勧進平家(かんじんへいけ)は、寺社の改修費用などを集めるために琵琶法師が『平家物語』の全200句を語ったもの。平家詞曲相伝の立場からは、全句を語るのに要した時間はおよそ90時間から120時間程度とされている[1]。
貞治2年(1362年)に、琵琶法師の検校明石覚一が勧進平家を演じた記録が、『師守記』の同年正月3日の条に見える。
今日家君密々聴聞五条高倉薬師堂覚一検校平給
なお、「五条高倉薬師堂」とは、狂言「因幡堂」で知られる京都市下京区の平等寺のことである。

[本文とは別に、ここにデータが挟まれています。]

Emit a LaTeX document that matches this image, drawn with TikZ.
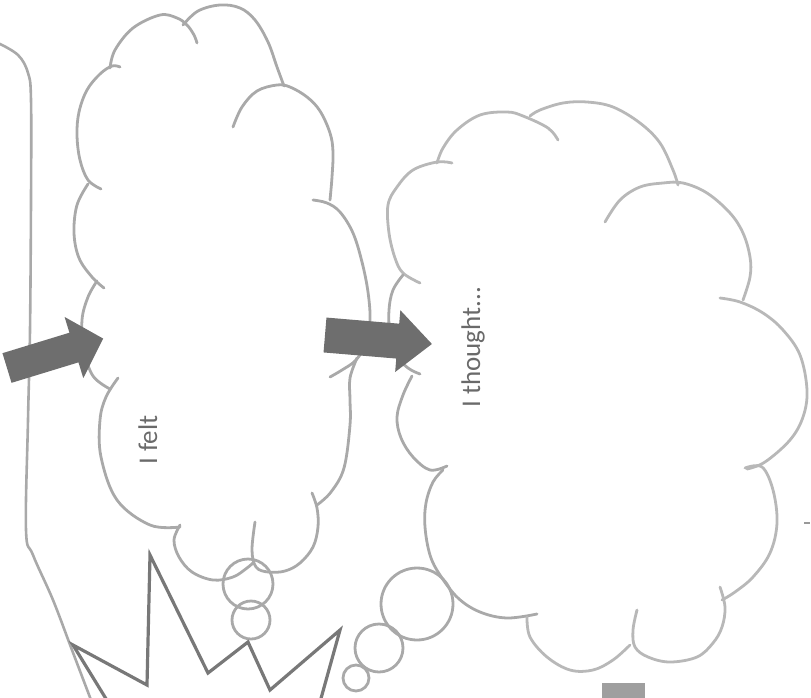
\documentclass[tikz,border=0pt]{standalone}
\usepackage{fontspec}
\newfontfamily\labelfont{Carlito}
\definecolor{cloudline}{HTML}{A9A9A9}
\definecolor{cloudlinelight}{HTML}{B8B8B8}
\definecolor{arrowgray}{HTML}{6E6E6E}
\definecolor{burstgray}{HTML}{787878}
\definecolor{labelgray}{HTML}{6A6A6A}
\tikzset{
  cloudedge/.style={draw=cloudline, line width=2.8pt, line cap=round, line join=round},
  cloudedgelight/.style={draw=cloudlinelight, line width=2.8pt, line cap=round, line join=round},
  framestyle/.style={draw=cloudline, line width=2.6pt, line cap=round, line join=round},
  burst/.style={draw=burstgray, line width=3.2pt, line join=miter},
  arrowbody/.style={fill=arrowgray},
  labeltext/.style={text=labelgray, inner sep=0pt, rotate=90, anchor=base west,
    font=\labelfont\fontsize{27}{30}\selectfont},
  pics/blockarrow/.style args={#1/#2/#3/#4}{code={
    \fill[arrowbody] (0,-#2) -- (#3,-#2) -- (#3,-#4) -- (#1,0) -- (#3,#4) -- (#3,#2) -- (0,#2) -- cycle;
  }}
}
\begin{document}
\begin{tikzpicture}[x=1pt, y=-1pt]
\useasboundingbox (0,0) rectangle (811,697);
\clip (0,0) rectangle (811,697);

% left page frame
\draw[framestyle] plot[smooth, tension=0.6] coordinates {(-2,43) (18,55) (28,73) (31,100) (31,200) (30,330) (28,420) (26,530) (33,555) (53,600) (72,650) (91,700)};

% first thought cloud ("I felt")
\draw[cloudedge] plot[smooth, tension=0.6] coordinates {(180,527) (150,525) (117,500) (101,457) (100,420) (106,397) (118,378)};
\draw[cloudedge] plot[smooth, tension=0.6] coordinates {(110,389) (93,376) (84,350) (82,320) (88,297) (97,281)};
\draw[cloudedge] plot[smooth, tension=0.6] coordinates {(88,184) (77,205) (74,233) (79,258) (92,277) (104,288)};
\draw[cloudedge] plot[smooth, tension=0.6] coordinates {(101,189) (88,180) (80,160) (77,135) (79,112) (87,90) (100,74) (112,66) (120,67)};
\draw[cloudedge] plot[smooth, tension=0.6] coordinates {(110,68) (115,50) (133,28) (160,15) (177,18) (187,25) (194,35) (197,43)};
\draw[cloudedge] plot[smooth, tension=0.6] coordinates {(183,25) (198,11) (220,5) (240,8) (255,20) (268,42) (277,67) (284,86)};
\draw[cloudedge] plot[smooth, tension=0.6] coordinates {(233,127) (242,107) (257,91) (277,85) (290,87) (307,97) (320,111) (330,133) (333,152) (332,177) (330,200)};
\draw[cloudedge] plot[smooth, tension=0.6] coordinates {(313,200) (327,203) (340,212) (353,233) (362,262) (368,292) (370,320) (366,343) (356,360) (342,370) (330,377)};
\draw[cloudedge] plot[smooth, tension=0.6] coordinates {(357,358) (350,378) (350,400) (350,425) (344,468) (331,492) (317,505)};
\draw[cloudedge] plot[smooth, tension=0.6] coordinates {(312,493) (317,508) (318,527) (313,547) (300,563) (285,571) (268,572) (256,567) (252,550) (255,522)};
\draw[cloudedge] plot[smooth, tension=0.6] coordinates {(180,525) (174,540) (179,557) (192,572) (213,580) (233,577) (247,568) (254,562)};
\draw[cloudedge] (248,584) circle[radius=25];
\draw[cloudedge] (251,620) circle[radius=19];

% second thought cloud ("I thought...")
\draw[cloudedgelight] plot[smooth, tension=0.6] coordinates {(452,163) (437,162) (413,170) (397,187) (388,205) (389,233) (395,258) (403,273) (420,283)};
\draw[cloudedge] plot[smooth, tension=0.6] coordinates {(403,275) (393,290) (389,310) (390,335) (396,355) (408,368) (420,374)};
\draw[cloudedge] plot[smooth, tension=0.6] coordinates {(412,376) (403,395) (397,417) (401,438) (413,457) (430,470) (447,466)};
\draw[cloudedge] plot[smooth, tension=0.6] coordinates {(443,470) (433,482) (426,503) (425,527) (430,555) (440,575) (458,598) (480,612) (507,618) (537,614)};
\draw[cloudedgelight] plot[smooth, tension=0.6] coordinates {(527,617) (530,637) (547,657) (570,670) (593,670) (613,660) (630,645)};
\draw[cloudedgelight] plot[smooth, tension=0.6] coordinates {(637,610) (633,630) (635,647) (648,657) (670,662) (697,657) (713,643) (722,627) (725,607) (720,587)};
\draw[cloudedgelight] plot[smooth, tension=0.6] coordinates {(722,600) (735,592) (753,577) (770,553) (777,523) (773,490) (762,467) (745,468)};
\draw[cloudedgelight] plot[smooth, tension=0.6] coordinates {(747,469) (765,462) (790,440) (803,417) (807,390) (800,355) (783,330) (763,313) (740,302) (720,298)};
\draw[cloudedgelight] plot[smooth, tension=0.6] coordinates {(743,300) (750,277) (750,257) (743,233) (730,213) (707,193) (683,183) (663,183) (640,187) (620,200) (605,222)};
\draw[cloudedgelight] plot[smooth, tension=0.6] coordinates {(678,185) (673,170) (660,143) (640,123) (613,107) (587,102) (563,103) (540,110) (530,116)};
\draw[cloudedgelight] plot[smooth, tension=0.6] coordinates {(558,140) (548,128) (523,116) (507,112) (480,115) (457,130) (443,148) (437,163)};
\draw[cloudedge] (417,604) circle[radius=36];
\draw[cloudedge] (379,648) circle[radius=24];
\draw[cloudedge] (356,678) circle[radius=13];

% burst outline at the bottom
\draw[burst] (108,702) -- (73,645) -- (147,685) -- (150,555) -- (208,673) -- (248,642) -- (270,690) -- (340,630) -- (320,702);

% block arrows
\pic[rotate=17] at (7,368) {blockarrow={100.6/15.5/70/32}};
\pic[rotate=-4.8] at (325,335) {blockarrow={107.3/17.5/73/31}};

% labels
\node[labeltext] (felt) at (157,465) {I felt};
\node[labeltext] (thought) at (480,408) {I thought...};

% small marks near the lower edge
\fill[gray!75] (602,683) rectangle (645,700);
\draw[gray!80, line width=1.2pt] (804,523) -- (810,523);
\end{tikzpicture}
\end{document}
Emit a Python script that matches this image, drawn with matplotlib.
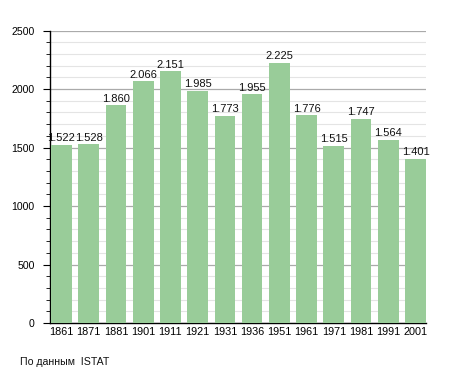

勧進平家は、江戸時代にもさかんに行われ、複数の検校が約1ヶ月かけて交代で全句を語ることが多かったという。江戸時代の記録より、琵琶会などで好んで語られるのは50句程度であったものと推定されることから、愛好家にとっては、滅多に聴けない句を聴くことのできる、またとない機会となった。
戦国時代後期、神社仏閣の再興や造営の費用を捻出するために勧進相撲が始まった。しかしこれはその発生当初から、各地の土地相撲が始めた営利性の強い興行で、便宜上「勧進」の名を被せたという側面がある。徳川幕府の禁令などを経つつも隆盛を極め、江戸時代の町人文化の重要な要素を占めるようになる。近代以降も伝統文化として存続し、1925年(大正14年)には大日本相撲協会(いまの日本相撲協会)へと発展して現在に至る。現在においても、地方巡業の主催者のことを勧進元とよぶことが多い。